Dataset items:
┏━━

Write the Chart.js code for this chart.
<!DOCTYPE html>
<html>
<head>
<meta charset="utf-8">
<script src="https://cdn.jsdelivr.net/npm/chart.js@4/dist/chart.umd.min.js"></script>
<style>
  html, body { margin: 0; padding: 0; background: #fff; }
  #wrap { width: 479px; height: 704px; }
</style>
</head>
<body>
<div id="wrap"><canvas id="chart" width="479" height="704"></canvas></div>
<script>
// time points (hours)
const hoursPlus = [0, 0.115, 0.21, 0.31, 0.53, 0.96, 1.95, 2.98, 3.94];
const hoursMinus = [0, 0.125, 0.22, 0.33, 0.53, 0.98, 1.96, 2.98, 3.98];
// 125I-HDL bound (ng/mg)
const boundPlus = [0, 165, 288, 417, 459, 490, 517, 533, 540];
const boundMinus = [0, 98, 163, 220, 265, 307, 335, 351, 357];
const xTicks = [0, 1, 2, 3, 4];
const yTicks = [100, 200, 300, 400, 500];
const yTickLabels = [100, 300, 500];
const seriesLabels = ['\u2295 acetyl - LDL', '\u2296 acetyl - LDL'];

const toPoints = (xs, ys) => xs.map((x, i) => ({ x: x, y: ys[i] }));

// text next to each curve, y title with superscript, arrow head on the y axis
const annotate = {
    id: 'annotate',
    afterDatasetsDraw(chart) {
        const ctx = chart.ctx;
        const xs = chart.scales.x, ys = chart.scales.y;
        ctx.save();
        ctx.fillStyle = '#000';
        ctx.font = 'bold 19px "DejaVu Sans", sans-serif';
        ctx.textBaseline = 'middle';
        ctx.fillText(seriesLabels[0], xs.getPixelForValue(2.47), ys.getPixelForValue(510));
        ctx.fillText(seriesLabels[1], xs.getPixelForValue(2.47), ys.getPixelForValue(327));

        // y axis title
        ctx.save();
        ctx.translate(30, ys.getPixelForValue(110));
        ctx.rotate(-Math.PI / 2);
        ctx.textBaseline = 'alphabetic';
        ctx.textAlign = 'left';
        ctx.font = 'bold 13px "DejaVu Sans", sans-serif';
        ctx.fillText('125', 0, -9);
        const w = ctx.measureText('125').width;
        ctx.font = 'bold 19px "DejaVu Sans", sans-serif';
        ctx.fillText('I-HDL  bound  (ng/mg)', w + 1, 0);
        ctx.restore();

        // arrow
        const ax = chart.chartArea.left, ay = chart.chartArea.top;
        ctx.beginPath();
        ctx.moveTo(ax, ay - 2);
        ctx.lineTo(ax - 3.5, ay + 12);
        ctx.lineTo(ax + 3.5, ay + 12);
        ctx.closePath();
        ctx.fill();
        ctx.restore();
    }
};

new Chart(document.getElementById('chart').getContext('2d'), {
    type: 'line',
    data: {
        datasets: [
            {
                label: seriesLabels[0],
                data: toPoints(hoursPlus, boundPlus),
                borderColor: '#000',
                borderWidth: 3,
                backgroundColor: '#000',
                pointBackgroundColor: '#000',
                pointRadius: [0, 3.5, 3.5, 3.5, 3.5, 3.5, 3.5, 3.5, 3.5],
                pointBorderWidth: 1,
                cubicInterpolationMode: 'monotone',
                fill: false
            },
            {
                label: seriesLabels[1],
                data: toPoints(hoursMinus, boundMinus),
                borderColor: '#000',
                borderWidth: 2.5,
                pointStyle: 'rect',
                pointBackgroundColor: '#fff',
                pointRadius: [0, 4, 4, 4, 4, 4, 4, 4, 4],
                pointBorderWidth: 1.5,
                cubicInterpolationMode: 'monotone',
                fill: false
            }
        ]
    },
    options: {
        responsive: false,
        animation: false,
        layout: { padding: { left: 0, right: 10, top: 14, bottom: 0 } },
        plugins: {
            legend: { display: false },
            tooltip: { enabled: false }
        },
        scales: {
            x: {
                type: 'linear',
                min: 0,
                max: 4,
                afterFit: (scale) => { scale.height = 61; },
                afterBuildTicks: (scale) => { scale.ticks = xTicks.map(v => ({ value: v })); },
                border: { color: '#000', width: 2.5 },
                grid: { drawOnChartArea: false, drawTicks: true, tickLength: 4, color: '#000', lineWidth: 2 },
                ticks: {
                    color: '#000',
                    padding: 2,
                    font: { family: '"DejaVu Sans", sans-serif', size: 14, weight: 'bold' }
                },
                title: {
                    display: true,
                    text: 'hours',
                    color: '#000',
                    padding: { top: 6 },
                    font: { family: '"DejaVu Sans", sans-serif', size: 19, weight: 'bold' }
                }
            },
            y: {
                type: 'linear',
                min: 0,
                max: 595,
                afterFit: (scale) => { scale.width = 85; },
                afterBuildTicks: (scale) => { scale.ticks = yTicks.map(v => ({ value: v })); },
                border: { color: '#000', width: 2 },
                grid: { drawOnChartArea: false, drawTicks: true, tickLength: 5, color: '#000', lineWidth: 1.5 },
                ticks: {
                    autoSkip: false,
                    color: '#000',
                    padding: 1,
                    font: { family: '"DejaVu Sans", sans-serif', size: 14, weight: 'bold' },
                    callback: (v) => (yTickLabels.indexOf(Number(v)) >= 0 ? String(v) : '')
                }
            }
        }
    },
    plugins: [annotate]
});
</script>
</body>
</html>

┗━━
┏━━

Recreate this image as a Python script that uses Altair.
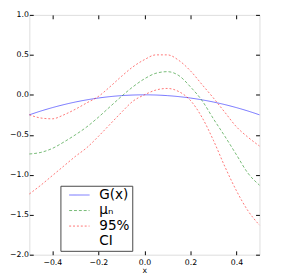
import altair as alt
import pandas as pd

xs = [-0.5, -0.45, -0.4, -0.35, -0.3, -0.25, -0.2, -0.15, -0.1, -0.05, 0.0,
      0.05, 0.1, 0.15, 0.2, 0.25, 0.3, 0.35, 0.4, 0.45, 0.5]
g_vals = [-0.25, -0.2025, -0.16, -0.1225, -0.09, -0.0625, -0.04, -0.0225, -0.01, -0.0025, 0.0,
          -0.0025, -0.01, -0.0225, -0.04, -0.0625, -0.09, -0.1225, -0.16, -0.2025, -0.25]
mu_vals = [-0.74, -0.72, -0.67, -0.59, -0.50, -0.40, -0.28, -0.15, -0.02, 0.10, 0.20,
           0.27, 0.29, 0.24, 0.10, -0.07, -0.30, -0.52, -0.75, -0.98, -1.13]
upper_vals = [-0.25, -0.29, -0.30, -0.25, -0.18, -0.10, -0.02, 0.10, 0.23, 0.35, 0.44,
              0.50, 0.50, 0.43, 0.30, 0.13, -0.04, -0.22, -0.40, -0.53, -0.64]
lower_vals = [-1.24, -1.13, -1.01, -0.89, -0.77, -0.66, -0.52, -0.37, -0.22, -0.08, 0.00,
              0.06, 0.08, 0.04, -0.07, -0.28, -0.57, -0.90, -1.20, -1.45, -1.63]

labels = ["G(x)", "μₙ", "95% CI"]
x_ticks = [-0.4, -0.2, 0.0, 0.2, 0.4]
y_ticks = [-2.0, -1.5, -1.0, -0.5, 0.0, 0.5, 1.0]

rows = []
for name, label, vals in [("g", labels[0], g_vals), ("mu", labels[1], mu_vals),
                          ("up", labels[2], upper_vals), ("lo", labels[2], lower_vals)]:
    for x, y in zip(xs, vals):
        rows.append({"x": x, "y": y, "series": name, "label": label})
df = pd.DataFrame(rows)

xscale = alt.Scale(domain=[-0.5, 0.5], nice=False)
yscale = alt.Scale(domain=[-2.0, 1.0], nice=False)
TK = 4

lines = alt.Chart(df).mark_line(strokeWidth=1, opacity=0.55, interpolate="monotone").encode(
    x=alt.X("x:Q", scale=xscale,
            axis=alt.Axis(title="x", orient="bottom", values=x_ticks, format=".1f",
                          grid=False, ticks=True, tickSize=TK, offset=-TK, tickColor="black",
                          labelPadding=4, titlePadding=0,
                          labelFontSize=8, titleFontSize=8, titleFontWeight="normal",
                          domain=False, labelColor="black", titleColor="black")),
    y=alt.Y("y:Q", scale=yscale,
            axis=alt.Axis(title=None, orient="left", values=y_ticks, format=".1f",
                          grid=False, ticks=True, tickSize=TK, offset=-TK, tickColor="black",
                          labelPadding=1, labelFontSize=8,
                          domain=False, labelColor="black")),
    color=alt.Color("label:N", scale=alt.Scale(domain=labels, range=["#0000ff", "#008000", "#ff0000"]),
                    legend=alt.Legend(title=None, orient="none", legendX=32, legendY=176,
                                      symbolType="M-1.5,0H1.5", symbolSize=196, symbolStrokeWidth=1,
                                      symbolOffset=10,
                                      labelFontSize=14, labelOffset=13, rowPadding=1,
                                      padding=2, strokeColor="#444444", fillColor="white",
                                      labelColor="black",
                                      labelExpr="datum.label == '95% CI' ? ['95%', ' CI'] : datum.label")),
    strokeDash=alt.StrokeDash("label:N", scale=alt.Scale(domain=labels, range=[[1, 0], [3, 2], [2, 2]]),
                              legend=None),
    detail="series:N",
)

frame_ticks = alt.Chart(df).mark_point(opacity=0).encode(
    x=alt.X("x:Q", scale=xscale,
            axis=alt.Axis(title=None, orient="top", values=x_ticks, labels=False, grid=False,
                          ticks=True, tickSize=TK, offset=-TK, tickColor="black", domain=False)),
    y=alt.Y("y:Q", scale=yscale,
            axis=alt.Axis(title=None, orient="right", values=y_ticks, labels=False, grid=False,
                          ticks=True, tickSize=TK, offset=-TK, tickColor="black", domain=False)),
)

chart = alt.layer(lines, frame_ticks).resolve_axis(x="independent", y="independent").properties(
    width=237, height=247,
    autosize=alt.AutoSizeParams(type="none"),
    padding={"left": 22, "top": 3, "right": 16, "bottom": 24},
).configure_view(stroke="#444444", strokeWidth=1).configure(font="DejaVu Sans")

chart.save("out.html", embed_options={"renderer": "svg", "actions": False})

┗━━

WORK TO COMPLETE: Quote exactly what appears from the line containing "Recreate this image" through the line containing "import pandas as pd", both included, except for the pictures, and nothing more.

RESULT OF THIS EXERCISE:
Recreate this image as a Python script that uses Altair.
import altair as alt
import pandas as pd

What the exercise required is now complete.